Ехали той самой дорогой, по которой еще так недавно Ребриков с комдивом неслись вперед. Каким же тогда счастливым казался этот путь мимо шахт с серыми пирамидами терриконов, мимо бурно зеленевших хуторов! Каким же печальным он был теперь!
В Новочеркасск въезжали через территорию разбитого завода. Молчали безлюдные почерневшие кирпичные громады. Словно скелеты гигантских чудовищ провожали машину обгорелые каркасы заводских цехов.
Солнце уже клонилось за горизонт, когда въехали в город. Не без труда отыскали госпиталь.

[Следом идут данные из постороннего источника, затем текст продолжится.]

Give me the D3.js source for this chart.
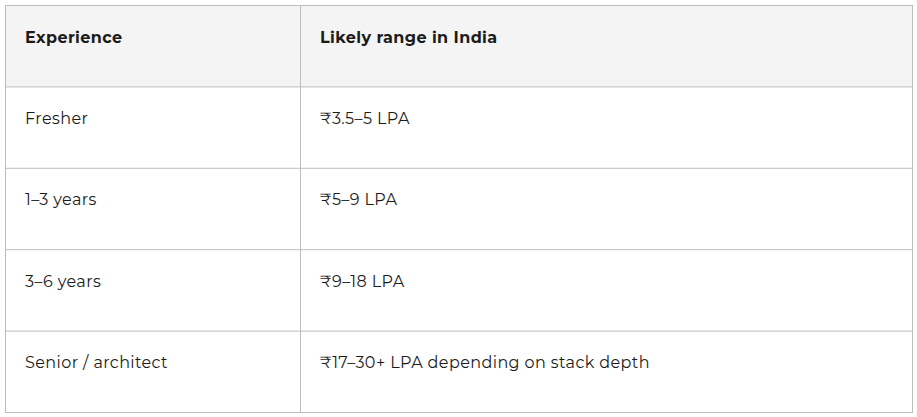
<!DOCTYPE html>
<html><head><meta charset="utf-8">
<script src="https://cdn.jsdelivr.net/npm/d3@7"></script>
<style>body{margin:0;background:#fff}</style></head>
<body><svg id="c" width="917" height="417"></svg>
<script>
const headers = ["Experience", "Likely range in India"];
const experience = ["Fresher", "1–3 years", "3–6 years", "Senior / architect"];
const ranges = ["₹3.5–5 LPA", "₹5–9 LPA", "₹9–18 LPA", "₹17–30+ LPA depending on stack depth"];

const svg = d3.select("#c");
const rowsAll = [headers].concat(experience.map((e, i) => [e, ranges[i]]));
const y = d3.scaleBand().domain(d3.range(rowsAll.length)).range([5.5, 412.5]);
const colX = [5.5, 300.5, 912.5];
const font = "Montserrat, Inter, 'Noto Sans', sans-serif";

const g = svg.selectAll("g.row").data(rowsAll).join("g").attr("class", "row");
g.append("rect").attr("x", colX[0]).attr("y", (d, i) => y(i))
  .attr("width", colX[2] - colX[0]).attr("height", y.bandwidth())
  .attr("fill", (d, i) => i === 0 ? "#f4f4f4" : "#fff");
g.each(function(d, i) {
  d3.select(this).selectAll("text").data(d).join("text")
    .attr("x", (t, j) => colX[j] + 19.5)
    .attr("y", y(i) + 37)
    .attr("font-family", font)
    .attr("font-size", 16)
    .attr("letter-spacing", 0.4)
    .attr("font-weight", i === 0 ? 700 : 400)
    .attr("fill", "#1b1b1b")
    .text(t => t);
});
svg.selectAll("line.h").data(d3.range(1, rowsAll.length)).join("line")
  .attr("x1", colX[0]).attr("x2", colX[2])
  .attr("y1", i => y(i)).attr("y2", i => y(i))
  .attr("stroke", "#bdbdbd");
svg.append("line").attr("x1", colX[1]).attr("x2", colX[1]).attr("y1", 5.5).attr("y2", 412.5).attr("stroke", "#bdbdbd");
svg.append("rect").attr("x", 5.5).attr("y", 5.5).attr("width", 907).attr("height", 407)
  .attr("fill", "none").attr("stroke", "#bdbdbd");
</script></body></html>
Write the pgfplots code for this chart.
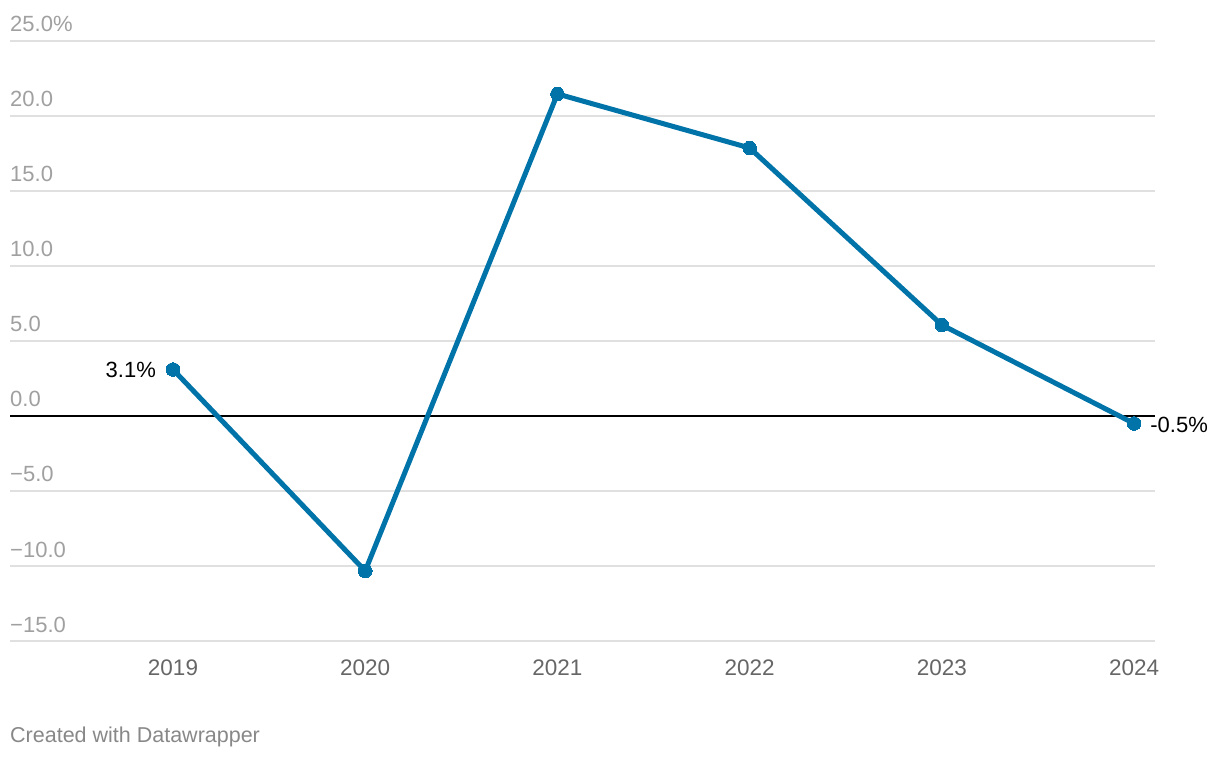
\documentclass[border=0pt]{standalone}
\usepackage{pgfplots}
\pgfplotsset{compat=1.18}
\usepackage{fontspec}
\setmainfont{Liberation Sans}
\definecolor{lineblue}{RGB}{0,115,168}
\definecolor{gridgray}{RGB}{224,224,224}
\definecolor{ytick}{RGB}{160,160,160}
\definecolor{xtick}{RGB}{102,102,102}
\definecolor{foot}{RGB}{136,136,136}
\begin{document}
\begin{tikzpicture}[x=1pt,y=1pt]
\path[use as bounding box] (0,0) rectangle (1220,758);
\begin{axis}[
  at={(10pt,117pt)}, anchor=south west,
  scale only axis, width=1145pt, height=600pt,
  xmin=2018.152, xmax=2024.109,
  ymin=-15, ymax=25,
  axis line style={draw=none},
  ytick={-15,-10,-5,0,5,10,15,20,25},
  yticklabels={−15.0,−10.0,−5.0,0.0,5.0,10.0,15.0,20.0,25.0\%},
  xtick={2019,2020,2021,2022,2023,2024},
  xticklabels={2019,2020,2021,2022,2023,2024},
  major tick length=0pt,
  ymajorgrids, grid style={gridgray, line width=1.5pt},
  yticklabel style={anchor=base west, inner sep=0pt, xshift=0pt, yshift=9pt, text=ytick, font=\fontsize{22}{26}\selectfont},
  xticklabel style={anchor=base, inner sep=0pt, yshift=-34pt, text=xtick, font=\fontsize{22.5}{26}\selectfont},
  clip=false,
]
\draw[black, line width=1.5pt] (axis cs:2018.152,0) -- (axis cs:2024.109,0);
\addplot[lineblue, line width=5pt, mark=*, mark size=6.8pt, mark options={line width=0pt, fill=lineblue}] coordinates {
  (2019,3.1) (2020,-10.33) (2021,21.47) (2022,17.87) (2023,6.07) (2024,-0.5)
};
\node[anchor=base east, inner sep=0pt, font=\fontsize{22}{26}\selectfont] at (axis cs:2018.912,2.55) {3.1\%};
\node[anchor=base west, inner sep=0pt, font=\fontsize{22}{26}\selectfont] at (axis cs:2024.084,-1.07) {-0.5\%};
\end{axis}
\node[anchor=base west, inner sep=0pt, text=foot, font=\fontsize{21.5}{25}\selectfont] at (10,16) {Created with Datawrapper};
\end{tikzpicture}
\end{document}
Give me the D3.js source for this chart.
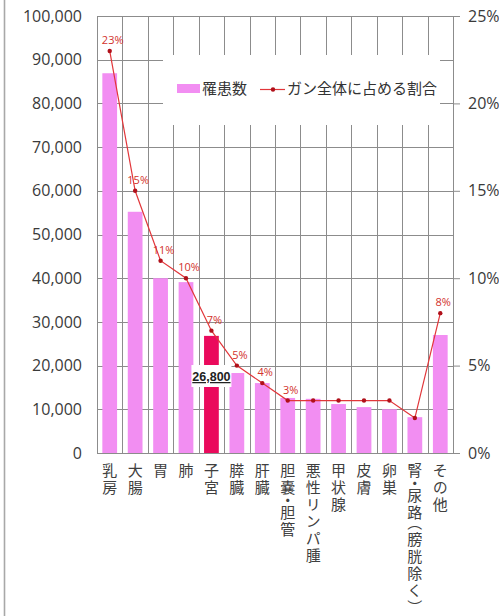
<!DOCTYPE html>
<html><head><meta charset="utf-8">
<script src="https://cdn.jsdelivr.net/npm/d3@7"></script>
<style>
html,body{margin:0;padding:0;background:#fff;}
svg{display:block;}
</style></head>
<body>
<script>
const categories = ["乳房","大腸","胃","肺","子宮","膵臓","肝臓","胆嚢・胆管","悪性リンパ腫","甲状腺","皮膚","卵巣","腎・尿路（膀胱除く）","その他"];
const cases = [86900, 55200, 40000, 39100, 26800, 18300, 16000, 12600, 12400, 11200, 10500, 10000, 8200, 27000];
const shares = [23, 15, 11, 10, 7, 5, 4, 3, 3, 3, 3, 3, 2, 8];
const shareLabelShown = [true,true,true,true,true,true,true,true,false,false,false,false,false,true];
const leftTicks = [0,10000,20000,30000,40000,50000,60000,70000,80000,90000,100000];
const rightTicks = [0,5,10,15,20,25];
const highlight = "子宮";
const legendLabels = ["罹患数","ガン全体に占める割合"];

const W = 499, H = 616;
const m = {l:97, r:46, t:16, b:163};
const svg = d3.select("body").append("svg").attr("width",W).attr("height",H);

const x = d3.scaleBand().domain(categories).range([m.l, W-m.r]).paddingInner(0).paddingOuter(0);
const y = d3.scaleLinear().domain([0,100000]).range([H-m.b, m.t]);
const yR = d3.scaleLinear().domain([0,25]).range([H-m.b, m.t]);

const grid = "#8c8c8c";
const numFont = "'Open Sans', 'Liberation Sans', sans-serif";
const jpFont = "'Noto Sans CJK JP', sans-serif";

// frame line on left
svg.append("line").attr("x1",4.5).attr("x2",4.5).attr("y1",0).attr("y2",H)
  .attr("stroke","#a8a8a8").attr("stroke-width",1.6);

// horizontal gridlines
svg.append("g").selectAll("line").data(leftTicks).join("line")
  .attr("x1",m.l).attr("x2",W-m.r)
  .attr("y1",d=>Math.round(y(d))+0.5).attr("y2",d=>Math.round(y(d))+0.5)
  .attr("stroke",grid).attr("stroke-width",1);

// vertical gridlines at band boundaries
const bounds = categories.map(c=>x(c)).concat([W-m.r]);
svg.append("g").selectAll("line").data(bounds).join("line")
  .attr("x1",d=>Math.round(d)+0.5).attr("x2",d=>Math.round(d)+0.5)
  .attr("y1",m.t).attr("y2",H-m.b)
  .attr("stroke",grid).attr("stroke-width",1);

// legend background (covers gridlines)
const lg = svg.append("g");
lg.append("rect").attr("x",163).attr("y",55).attr("width",277).attr("height",70).attr("fill","#fff");

// bars
const bw = x.bandwidth()*0.58;
svg.append("g").selectAll("rect").data(categories).join("rect")
  .attr("x",(d)=>x(d)+(x.bandwidth()-bw)/2)
  .attr("width",bw)
  .attr("y",(d,i)=>y(cases[i]))
  .attr("height",(d,i)=>y(0)-y(cases[i]))
  .attr("fill",d=>d===highlight?"#ea0a5c":"#f28ef2");

// left axis
const la = svg.append("g").attr("transform",`translate(${m.l},0)`)
  .call(d3.axisLeft(y).tickValues(leftTicks).tickFormat(d3.format(",")).tickSize(0).tickPadding(15));
la.select(".domain").remove();
la.selectAll("text").attr("font-family",numFont).attr("font-size",16).attr("fill","#3a3a3a");

// right axis
const ra = svg.append("g").attr("transform",`translate(${W-m.r},0)`)
  .call(d3.axisRight(yR).tickValues(rightTicks).tickFormat(d=>d+"%").tickSize(7).tickPadding(8));
ra.select(".domain").attr("stroke",grid);
ra.selectAll("line").attr("stroke",grid);
ra.selectAll("text").attr("font-family",numFont).attr("font-size",16).attr("fill","#3a3a3a");
// inner part of right ticks
svg.append("g").selectAll("line").data(rightTicks).join("line")
  .attr("x1",W-m.r-5).attr("x2",W-m.r)
  .attr("y1",d=>Math.round(yR(d))+0.5).attr("y2",d=>Math.round(yR(d))+0.5)
  .attr("stroke",grid);

// bottom axis line
svg.append("line").attr("x1",m.l).attr("x2",W-m.r).attr("y1",Math.round(y(0))+0.5).attr("y2",Math.round(y(0))+0.5)
  .attr("stroke",grid);

// data label on highlighted bar
const hi = categories.indexOf(highlight);
const hx = x(highlight)+x.bandwidth()/2;
svg.append("rect").attr("x",hx-20).attr("y",365).attr("width",40).attr("height",22).attr("fill","#fff");
svg.append("text").attr("x",hx).attr("y",381).attr("text-anchor","middle")
  .attr("font-family","'Liberation Sans', Arial, sans-serif").attr("font-weight","bold").attr("font-size",12.5)
  .attr("text-decoration","underline").attr("fill","#222")
  .text(d3.format(",")(cases[hi]));

// share line
const cx = d=>x(d)+x.bandwidth()/2;
const line = d3.line().x((d,i)=>cx(categories[i])).y(d=>yR(d));
svg.append("path").datum(shares).attr("d",line).attr("fill","none").attr("stroke","#e2363a").attr("stroke-width",1.2);
svg.append("g").selectAll("circle").data(shares).join("circle")
  .attr("cx",(d,i)=>cx(categories[i])).attr("cy",d=>yR(d)).attr("r",2.2).attr("fill","#b0101a");
svg.append("g").selectAll("text").data(shares.map((v,i)=>({v,i})).filter(d=>shareLabelShown[d.i])).join("text")
  .attr("x",d=>cx(categories[d.i])+3).attr("y",d=>yR(d.v)-7)
  .attr("text-anchor","middle").attr("font-family",numFont).attr("font-size",11).attr("fill","#d2322d")
  .text(d=>d.v+"%");

// legend
lg.append("rect").attr("x",177).attr("y",84).attr("width",23).attr("height",9).attr("fill","#f28ef2");
lg.append("text").attr("x",202).attr("y",94).attr("font-family",jpFont).attr("font-size",15).attr("fill","#333").text(legendLabels[0]);
lg.append("line").attr("x1",260).attr("x2",285).attr("y1",89.5).attr("y2",89.5).attr("stroke","#e2363a").attr("stroke-width",1.2);
lg.append("circle").attr("cx",273).attr("cy",89.5).attr("r",2.2).attr("fill","#b0101a");
lg.append("text").attr("x",287).attr("y",94).attr("font-family",jpFont).attr("font-size",15).attr("fill","#333").text(legendLabels[1]);

// x labels, vertical; per-character spacing so punctuation is compact
const xl = svg.append("g");
categories.forEach(c=>{
  const t = xl.append("text").attr("x",cx(c)).attr("y",463)
    .attr("font-family",jpFont).attr("font-size",15).attr("fill","#404040")
    .style("writing-mode","vertical-rl");
  const chars = Array.from(c);
  chars.forEach((ch,k)=>{
    const next = chars[k+1];
    let sp = 2;
    if(ch==="・") sp = -2.5;
    else if(next==="・") sp = -2.5;
    if(next==="（") sp = -5;
    if(ch==="）") sp = 0;
    t.append("tspan").style("letter-spacing",sp+"px").text(ch);
  });
});
</script>
</body></html>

Их уже ждали. Времени до темноты оставалось мало. На дворе собрались военные местного гарнизона, ходячие раненые, госпитальный народ. Среди защитных гимнастерок белели медицинские халаты.
Комдива Ребриков так и не увидел. Длинный, уже заколоченный гроб вынесли из дверей госпиталя, поставили на дно кузова за пирамидой. Сверху на обтянутый кумачом гроб положили знакомую фуражку с маленьким козырьком.
Лейтенант, командир комендантского взвода, дал команду. Оркестр грянул "Павшие братья…". Качнулся, медленно двинулся вверх по узкой пыльной улице фронтовой грузовик, за ним тронулась печальная процессия.